Sarah Holewinski, the Washington Director at Human Rights Watch (HRW), called the lack of accountability for civilian casualties a "message of impunity and secrecy" that undermines US credibility in the world.

She also urged Congress to immediately exercise its oversight over the Department of Defense by conducting a review of "20 years of practices that have resulted in the deaths or injury to civilians."

"After 20 years of announcements, Congress needs to consider reforms to the military's justice system and demand answers from the Pentagon about why past reviews of policy and practice have not led to concrete change," she said in a statement.

On August 29, a US missile hit a vehicle in the Afghan capital, Kabul, with Washington claiming that those who killed were terrorists who were carrying a bomb. Zamarai Ahmadi, an Afghan aid worker, and his family members were killed in the drone strike. He was a longtime worker for the California-based aid group NEI.

The Pentagon maintained the drone strike targeted a Daesh-K terrorist who posed an imminent threat to American troops at the Kabul airport, with Chairman of the US Joint Chiefs Gen. Mark Milley calling it a "righteous strike."

But in September, General Frank McKenzie, the top general of US Central Command, admitted that the drone strike had been a "tragic mistake" that killed civilians, and offered an apology, after some media outlets reported that the US drone strike had apparently targeted the wrong man.
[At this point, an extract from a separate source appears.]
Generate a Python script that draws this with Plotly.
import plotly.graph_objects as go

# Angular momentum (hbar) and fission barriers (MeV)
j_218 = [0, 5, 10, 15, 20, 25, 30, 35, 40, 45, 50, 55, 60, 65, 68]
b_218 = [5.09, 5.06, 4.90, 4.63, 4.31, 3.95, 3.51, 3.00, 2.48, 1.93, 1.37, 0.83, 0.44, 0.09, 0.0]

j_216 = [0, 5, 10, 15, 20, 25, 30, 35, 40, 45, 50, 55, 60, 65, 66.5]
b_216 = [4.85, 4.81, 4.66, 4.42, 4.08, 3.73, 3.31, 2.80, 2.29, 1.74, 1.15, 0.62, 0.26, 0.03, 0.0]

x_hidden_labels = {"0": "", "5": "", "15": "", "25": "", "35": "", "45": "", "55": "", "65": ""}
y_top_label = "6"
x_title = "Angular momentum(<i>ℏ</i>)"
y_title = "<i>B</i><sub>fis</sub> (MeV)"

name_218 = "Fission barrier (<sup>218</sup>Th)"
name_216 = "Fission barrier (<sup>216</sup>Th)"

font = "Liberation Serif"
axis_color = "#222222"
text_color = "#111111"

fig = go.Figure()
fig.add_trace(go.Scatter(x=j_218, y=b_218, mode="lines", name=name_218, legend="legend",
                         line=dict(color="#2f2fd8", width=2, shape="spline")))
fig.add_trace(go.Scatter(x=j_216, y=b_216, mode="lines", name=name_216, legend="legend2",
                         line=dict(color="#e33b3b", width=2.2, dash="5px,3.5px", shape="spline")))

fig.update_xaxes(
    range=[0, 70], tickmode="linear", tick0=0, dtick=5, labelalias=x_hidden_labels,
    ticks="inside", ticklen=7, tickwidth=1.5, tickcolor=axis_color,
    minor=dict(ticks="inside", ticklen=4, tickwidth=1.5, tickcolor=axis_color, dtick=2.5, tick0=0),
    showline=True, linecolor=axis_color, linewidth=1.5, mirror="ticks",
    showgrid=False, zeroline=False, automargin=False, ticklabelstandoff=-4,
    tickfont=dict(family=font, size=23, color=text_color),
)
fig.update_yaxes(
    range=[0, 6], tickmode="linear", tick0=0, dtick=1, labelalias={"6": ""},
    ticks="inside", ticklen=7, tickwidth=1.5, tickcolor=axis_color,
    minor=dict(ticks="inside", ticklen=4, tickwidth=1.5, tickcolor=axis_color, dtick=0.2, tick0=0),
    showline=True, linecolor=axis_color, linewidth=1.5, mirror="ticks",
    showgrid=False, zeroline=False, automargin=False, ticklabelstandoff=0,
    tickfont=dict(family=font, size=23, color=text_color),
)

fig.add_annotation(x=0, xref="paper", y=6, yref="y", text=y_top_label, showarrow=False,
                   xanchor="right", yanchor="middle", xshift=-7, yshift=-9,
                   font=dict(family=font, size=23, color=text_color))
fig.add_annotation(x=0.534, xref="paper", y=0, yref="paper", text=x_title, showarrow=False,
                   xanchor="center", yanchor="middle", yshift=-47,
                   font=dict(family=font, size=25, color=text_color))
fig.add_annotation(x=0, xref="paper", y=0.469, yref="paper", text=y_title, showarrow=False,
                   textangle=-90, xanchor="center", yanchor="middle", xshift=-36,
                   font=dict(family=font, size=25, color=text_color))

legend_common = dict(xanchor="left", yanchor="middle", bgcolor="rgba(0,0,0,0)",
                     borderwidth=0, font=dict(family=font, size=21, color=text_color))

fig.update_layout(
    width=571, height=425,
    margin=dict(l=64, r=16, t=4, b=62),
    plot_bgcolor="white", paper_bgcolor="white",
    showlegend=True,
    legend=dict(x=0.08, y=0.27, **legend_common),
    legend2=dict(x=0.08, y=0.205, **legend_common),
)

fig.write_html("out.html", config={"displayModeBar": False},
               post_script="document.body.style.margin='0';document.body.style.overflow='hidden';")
Larry Lewis, a former Pentagon and State Department adviser on reducing civilian casualties, said on Tuesday that the Kabul drone attack was not merely a tragic mistake under unique circumstances but part of a "pattern" of problems that lead to the killing of civilians.

He added that reprimanding individual officials can ensure accountability for the specific bombing and also "promote change."
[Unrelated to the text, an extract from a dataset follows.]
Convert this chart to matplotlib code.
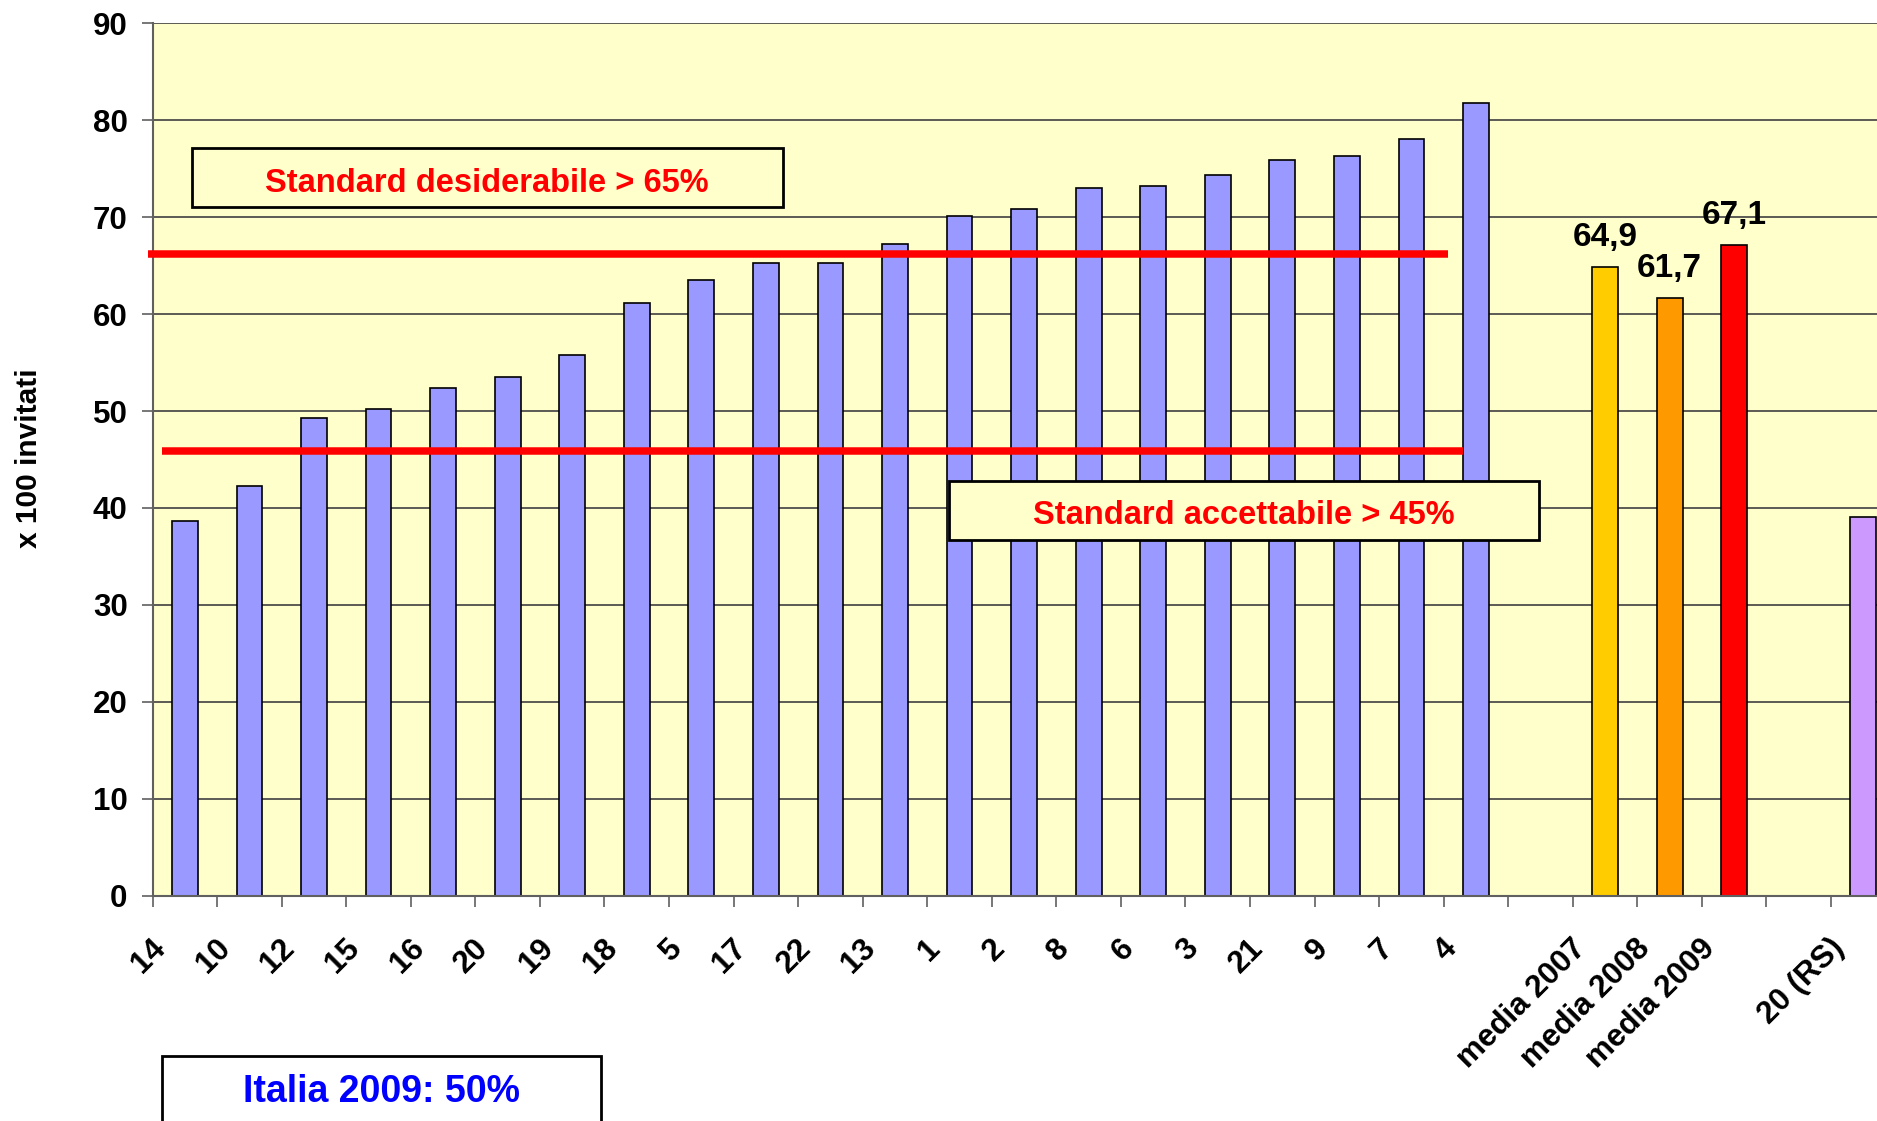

Arash Azizzada, co-founder of Afghans for a Better Tomorrow, an Afghan-American advocacy group, also urged an end to all US drone strikes in Afghanistan, saying this "failed policy harms lives... and allows for more violence to exist in the country."

He also called for an international investigation to be launched into US military conduct in Afghanistan, including the August drone attack.

"The United States cannot hold the United States accountable," he said. "Time and time again, we have seen the United States say, 'We will look into this; we will see if this was done correctly.' But arsonists cannot also put out the fire in this case."

Justice to be eventually served for US troops exonerated of war crimes: China

Meanwhile, China has said that "the day of reckoning" will eventually come for the US troops exonerated of war crimes "in many countries."

Chinese Foreign Ministry spokesperson Wang Wenbin made the remark at a regular press briefing on Tuesday, after the US refused to punish the US military personnel responsible for the August 29 drone strike in Kabul.

"The US troops' atrocity of killing civilians in Afghanistan is unacceptable. It is all the more outrageous that the US exonerates the perpetrators with impunity on various grounds," Wenbin said.

"Justice may be delayed, but it will not be denied. The era in which the US acted arbitrarily in the world under the pretext of so-called 'democracy' and 'human rights' is over," he said, adding, "The day of reckoning will eventually come for the US military who committed the crimes of killing innocent civilians in many countries."

Wang said thousands had been killed by the US in "covert, unaccountable drone strikes" over the past two decades, adding that, "We should be demanding accountability for anyone involved in this and a full inquiry into this and the entire drone program."

He further called attention to the hypocrisy of the recent "Summit for Democracy" hosted by the United States, which did not include China, Russia, and many other countries.